I learned to love Berlin for the second time after the more-or-less five year long honeymoon phase in our relationship ended. It was a rough period, when the rosy tint of the glasses I had worn so far faded, and for the first time I saw the city differently.

The sight was rather terrible.

Random people barking at you because you dared to exist. Streets drowning in litter because nobody seemed to care. Getting out of U8 at Hermannplatz triggering the fight or flight response. The war movie feeling of Berlin’s New Year’s Eve celebrations becoming more stressful each year.

This phase lasted for more than twelve months, and I was not sure whether it was just a change in my mental state, with the city as it always was, or whether something real was happening to it.

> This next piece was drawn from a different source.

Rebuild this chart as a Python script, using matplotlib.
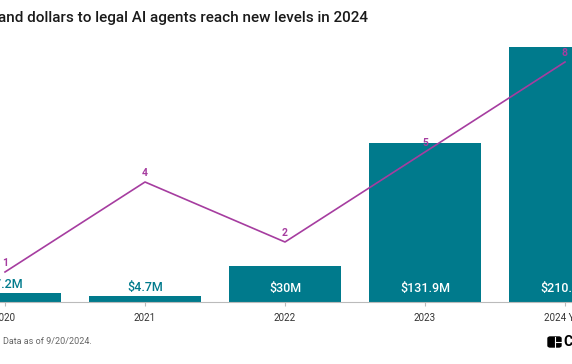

As usual, it was both. On the one hand, I was not sure which direction in life to take, which brought its own personal struggle. On the other, the COVID pandemic really did a number on Berlin. People got more tense, the dysfunction deepened, while the unstoppable bulldozer of gentrification plodded forward.

For me, things improved during the second summer of the pandemic. The city adjusted and learned to cope, while I calmed down and began to appreciate a more distant but beautiful part I moved to a year earlier.

Several years later, in 2026, Berlin is a metropolis I love again, this time for what it is, not for the idealized version I was projecting onto it. It is a place where you can join an established company like Zalando, be part of a success story like Talon.One, take a chance at a scrappy startup that will make or break itself within a year. Or, try to disrupt the overregulated behemoth of the construction industry by joining GROPYUS, where I currently work.

In 2026, Berlin is still a place where you can mix intense clubbing with morning cardio by joining one of the 24h parties at 10 A.M. on a Sunday, discover incredible event spaces like Kraftwerk Berlin and MaHalla GmbH & Co. KG, or rent a small boat and explore lakes and canals in and around Köpenick.

But Berlin in 2026 is not Berlin in 2014, just like Berlin in 2014 was no longer what it was in 2002. And it is a good thing. While it still has it all - the vibrancy, the magical summers, the tech scene and the techno parades - it also transformed itself. It shed some of its essential trashiness and gentrified. It is no longer “poor but sexy”, yet it preserved the poor and the sexy aspects of its soul.

In 2026, Berlin continues to grow and mature at its own pace, like the modern, complex city it is, embracing its evolving identity and position as the capital of the largest economy in the European Union.